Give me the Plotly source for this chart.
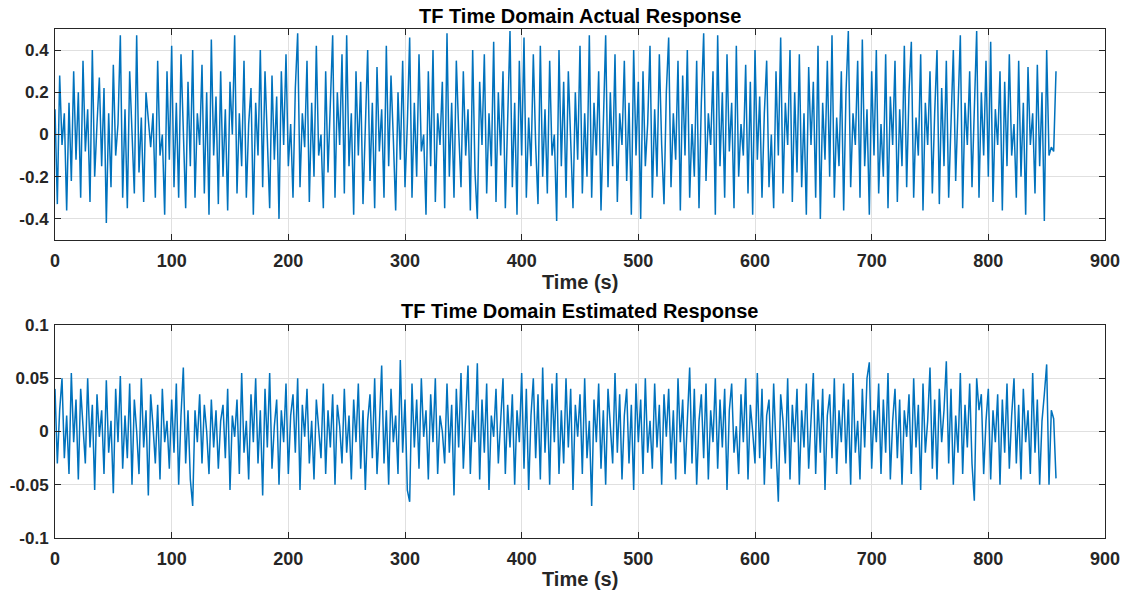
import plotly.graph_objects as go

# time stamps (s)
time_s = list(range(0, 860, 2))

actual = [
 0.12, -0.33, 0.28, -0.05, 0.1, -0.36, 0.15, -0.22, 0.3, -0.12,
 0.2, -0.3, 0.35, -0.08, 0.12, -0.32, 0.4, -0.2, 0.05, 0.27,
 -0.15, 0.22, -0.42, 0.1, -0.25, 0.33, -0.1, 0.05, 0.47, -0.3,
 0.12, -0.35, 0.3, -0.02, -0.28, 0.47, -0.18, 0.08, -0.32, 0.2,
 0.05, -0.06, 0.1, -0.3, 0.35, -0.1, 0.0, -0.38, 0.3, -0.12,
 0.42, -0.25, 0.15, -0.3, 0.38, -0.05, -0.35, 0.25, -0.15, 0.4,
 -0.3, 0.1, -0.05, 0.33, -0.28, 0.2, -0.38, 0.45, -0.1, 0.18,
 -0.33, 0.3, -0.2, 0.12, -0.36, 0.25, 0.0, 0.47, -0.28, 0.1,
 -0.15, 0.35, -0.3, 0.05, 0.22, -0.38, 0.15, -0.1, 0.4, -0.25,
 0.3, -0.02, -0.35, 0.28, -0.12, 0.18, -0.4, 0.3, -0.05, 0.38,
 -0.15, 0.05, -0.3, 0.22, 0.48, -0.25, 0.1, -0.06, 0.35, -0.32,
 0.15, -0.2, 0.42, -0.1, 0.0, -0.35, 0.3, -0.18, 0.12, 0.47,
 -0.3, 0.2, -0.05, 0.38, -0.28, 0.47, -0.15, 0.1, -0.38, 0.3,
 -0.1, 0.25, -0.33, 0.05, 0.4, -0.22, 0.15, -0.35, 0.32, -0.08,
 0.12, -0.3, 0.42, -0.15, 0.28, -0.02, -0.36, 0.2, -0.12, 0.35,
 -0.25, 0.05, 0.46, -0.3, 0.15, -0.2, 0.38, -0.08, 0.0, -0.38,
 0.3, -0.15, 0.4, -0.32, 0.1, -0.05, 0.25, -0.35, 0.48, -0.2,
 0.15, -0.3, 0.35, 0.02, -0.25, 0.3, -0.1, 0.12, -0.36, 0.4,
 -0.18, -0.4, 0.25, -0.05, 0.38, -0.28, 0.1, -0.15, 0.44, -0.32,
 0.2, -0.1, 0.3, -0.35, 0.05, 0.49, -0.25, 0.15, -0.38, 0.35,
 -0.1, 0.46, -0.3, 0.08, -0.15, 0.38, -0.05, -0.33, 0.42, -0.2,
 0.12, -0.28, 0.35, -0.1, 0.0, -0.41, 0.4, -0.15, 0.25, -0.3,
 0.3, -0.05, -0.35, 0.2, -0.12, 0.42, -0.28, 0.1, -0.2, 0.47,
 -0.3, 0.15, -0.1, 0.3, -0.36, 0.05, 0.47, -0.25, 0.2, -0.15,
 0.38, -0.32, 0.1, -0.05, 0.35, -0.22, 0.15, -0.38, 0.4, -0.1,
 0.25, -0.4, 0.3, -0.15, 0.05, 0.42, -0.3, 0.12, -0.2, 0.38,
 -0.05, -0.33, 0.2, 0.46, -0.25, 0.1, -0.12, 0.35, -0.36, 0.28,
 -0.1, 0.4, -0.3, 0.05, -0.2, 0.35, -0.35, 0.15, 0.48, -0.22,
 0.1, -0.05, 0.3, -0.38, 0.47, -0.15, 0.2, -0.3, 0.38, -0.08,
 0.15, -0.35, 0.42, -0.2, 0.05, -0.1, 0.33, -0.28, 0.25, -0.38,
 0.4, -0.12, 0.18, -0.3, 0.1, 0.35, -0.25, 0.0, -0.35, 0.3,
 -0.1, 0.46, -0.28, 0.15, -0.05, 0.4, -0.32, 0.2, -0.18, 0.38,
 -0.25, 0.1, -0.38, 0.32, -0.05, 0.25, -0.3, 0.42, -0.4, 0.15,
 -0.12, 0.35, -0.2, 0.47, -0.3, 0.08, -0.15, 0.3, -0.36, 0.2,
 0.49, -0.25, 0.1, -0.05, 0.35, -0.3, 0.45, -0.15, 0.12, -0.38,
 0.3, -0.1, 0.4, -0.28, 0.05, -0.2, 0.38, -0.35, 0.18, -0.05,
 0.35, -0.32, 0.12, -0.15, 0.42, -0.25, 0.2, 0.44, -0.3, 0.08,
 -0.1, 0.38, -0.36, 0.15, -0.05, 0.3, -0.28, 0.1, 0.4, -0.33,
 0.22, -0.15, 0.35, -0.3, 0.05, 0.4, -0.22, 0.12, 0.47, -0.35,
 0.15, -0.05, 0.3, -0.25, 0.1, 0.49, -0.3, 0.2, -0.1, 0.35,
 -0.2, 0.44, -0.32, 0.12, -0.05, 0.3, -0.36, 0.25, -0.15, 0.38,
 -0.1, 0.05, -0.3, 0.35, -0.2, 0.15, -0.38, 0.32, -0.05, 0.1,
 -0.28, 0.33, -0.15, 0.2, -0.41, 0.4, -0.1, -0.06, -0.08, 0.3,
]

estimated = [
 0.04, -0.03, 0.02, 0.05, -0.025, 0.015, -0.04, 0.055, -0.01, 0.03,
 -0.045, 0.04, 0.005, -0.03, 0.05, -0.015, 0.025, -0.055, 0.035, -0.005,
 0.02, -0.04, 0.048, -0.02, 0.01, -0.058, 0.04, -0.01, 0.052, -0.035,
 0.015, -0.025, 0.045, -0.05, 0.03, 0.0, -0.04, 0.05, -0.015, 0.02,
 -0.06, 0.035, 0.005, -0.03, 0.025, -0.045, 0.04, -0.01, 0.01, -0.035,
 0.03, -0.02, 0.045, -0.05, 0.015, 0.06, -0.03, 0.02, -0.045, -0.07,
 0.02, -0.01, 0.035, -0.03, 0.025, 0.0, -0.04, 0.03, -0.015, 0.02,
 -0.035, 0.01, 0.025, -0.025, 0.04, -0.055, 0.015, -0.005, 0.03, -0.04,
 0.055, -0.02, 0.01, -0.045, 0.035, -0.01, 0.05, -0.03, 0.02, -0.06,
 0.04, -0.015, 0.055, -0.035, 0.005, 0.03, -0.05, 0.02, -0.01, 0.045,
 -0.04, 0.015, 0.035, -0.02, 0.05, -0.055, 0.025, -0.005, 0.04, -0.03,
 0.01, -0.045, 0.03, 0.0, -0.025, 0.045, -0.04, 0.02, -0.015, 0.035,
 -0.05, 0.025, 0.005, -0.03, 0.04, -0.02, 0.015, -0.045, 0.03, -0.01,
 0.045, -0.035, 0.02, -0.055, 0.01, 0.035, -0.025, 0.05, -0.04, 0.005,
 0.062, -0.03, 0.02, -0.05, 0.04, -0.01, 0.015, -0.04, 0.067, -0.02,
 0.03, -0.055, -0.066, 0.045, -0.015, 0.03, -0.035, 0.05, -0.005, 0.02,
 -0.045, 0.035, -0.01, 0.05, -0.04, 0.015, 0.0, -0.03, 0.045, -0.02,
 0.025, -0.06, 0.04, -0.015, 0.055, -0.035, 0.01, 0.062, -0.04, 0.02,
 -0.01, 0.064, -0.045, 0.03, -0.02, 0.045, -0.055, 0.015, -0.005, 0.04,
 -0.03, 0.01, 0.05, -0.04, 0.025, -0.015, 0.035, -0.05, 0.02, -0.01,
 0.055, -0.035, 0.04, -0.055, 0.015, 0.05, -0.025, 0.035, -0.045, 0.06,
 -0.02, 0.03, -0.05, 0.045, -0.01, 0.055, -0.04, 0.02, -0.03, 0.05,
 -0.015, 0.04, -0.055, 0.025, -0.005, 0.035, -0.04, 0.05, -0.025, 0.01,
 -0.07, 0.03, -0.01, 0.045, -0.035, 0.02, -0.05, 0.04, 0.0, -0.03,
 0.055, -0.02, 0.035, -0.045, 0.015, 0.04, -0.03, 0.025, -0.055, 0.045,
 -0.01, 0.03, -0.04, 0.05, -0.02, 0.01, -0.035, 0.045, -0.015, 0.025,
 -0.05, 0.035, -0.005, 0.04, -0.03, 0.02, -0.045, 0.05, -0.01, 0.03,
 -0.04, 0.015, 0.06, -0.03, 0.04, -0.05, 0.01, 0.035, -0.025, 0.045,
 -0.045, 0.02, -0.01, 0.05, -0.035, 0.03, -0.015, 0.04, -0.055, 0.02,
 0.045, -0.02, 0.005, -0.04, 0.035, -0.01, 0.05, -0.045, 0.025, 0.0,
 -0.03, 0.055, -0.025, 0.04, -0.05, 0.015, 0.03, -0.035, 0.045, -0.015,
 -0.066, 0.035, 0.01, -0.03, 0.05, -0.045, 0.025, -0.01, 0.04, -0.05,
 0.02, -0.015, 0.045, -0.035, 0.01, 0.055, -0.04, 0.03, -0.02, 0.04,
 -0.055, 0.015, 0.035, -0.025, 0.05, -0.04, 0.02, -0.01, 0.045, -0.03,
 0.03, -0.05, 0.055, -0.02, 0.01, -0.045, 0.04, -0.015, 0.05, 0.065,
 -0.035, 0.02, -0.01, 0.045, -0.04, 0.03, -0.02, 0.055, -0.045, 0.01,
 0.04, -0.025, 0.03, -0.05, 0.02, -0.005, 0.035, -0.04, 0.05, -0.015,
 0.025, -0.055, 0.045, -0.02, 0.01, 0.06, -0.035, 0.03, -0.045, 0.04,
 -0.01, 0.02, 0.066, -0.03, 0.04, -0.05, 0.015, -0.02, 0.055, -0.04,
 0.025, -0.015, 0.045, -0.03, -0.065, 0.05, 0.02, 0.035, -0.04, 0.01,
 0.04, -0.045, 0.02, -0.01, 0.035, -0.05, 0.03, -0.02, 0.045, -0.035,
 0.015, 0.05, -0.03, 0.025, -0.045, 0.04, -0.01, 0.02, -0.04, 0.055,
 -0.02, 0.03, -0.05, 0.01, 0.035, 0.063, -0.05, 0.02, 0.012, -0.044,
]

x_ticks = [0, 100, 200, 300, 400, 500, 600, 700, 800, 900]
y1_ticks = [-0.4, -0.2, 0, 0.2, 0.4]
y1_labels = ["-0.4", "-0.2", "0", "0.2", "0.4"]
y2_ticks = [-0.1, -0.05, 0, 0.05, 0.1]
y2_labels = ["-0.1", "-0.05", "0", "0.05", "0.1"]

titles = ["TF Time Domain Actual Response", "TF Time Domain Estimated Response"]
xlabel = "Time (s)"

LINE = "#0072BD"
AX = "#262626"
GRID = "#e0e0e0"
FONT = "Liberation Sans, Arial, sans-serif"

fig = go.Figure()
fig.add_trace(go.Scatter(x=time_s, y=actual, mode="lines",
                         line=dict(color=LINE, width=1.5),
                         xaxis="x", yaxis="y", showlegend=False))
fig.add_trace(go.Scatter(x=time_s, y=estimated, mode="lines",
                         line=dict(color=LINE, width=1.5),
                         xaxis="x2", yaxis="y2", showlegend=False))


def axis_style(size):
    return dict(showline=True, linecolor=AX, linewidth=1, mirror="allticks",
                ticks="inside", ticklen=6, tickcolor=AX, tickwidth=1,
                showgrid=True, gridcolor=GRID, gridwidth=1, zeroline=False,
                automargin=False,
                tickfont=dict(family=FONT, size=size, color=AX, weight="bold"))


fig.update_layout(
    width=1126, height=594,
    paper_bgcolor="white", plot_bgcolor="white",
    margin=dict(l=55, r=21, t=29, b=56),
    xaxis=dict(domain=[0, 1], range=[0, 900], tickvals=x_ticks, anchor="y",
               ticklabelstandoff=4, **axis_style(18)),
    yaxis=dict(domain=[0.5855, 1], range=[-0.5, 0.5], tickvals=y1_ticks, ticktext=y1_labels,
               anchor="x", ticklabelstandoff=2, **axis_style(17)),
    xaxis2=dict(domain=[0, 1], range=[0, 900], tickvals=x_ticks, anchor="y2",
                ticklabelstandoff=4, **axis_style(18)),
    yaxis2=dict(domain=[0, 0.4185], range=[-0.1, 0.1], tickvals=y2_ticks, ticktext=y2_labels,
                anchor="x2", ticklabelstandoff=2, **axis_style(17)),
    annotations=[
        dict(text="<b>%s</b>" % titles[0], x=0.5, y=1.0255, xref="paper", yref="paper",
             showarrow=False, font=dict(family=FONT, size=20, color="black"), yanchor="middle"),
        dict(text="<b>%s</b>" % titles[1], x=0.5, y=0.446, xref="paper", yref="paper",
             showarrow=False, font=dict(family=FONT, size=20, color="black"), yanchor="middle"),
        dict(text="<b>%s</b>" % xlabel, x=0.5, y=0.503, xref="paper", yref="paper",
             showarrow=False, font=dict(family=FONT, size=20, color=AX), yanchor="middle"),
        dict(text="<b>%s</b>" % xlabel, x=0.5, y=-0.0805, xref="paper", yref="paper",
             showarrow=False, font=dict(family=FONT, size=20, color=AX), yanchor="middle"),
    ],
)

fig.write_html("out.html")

• **OBJECTIVE**
Repeat exactly and only the lines from the start of the data above through the line that holds "time_s = list(range(0, 860, 2))", inclusive. Pictures do not belong in the copy.

• **SOLUTION TO THE EXERCISE**
Give me the Plotly source for this chart.
import plotly.graph_objects as go

# time stamps (s)
time_s = list(range(0, 860, 2))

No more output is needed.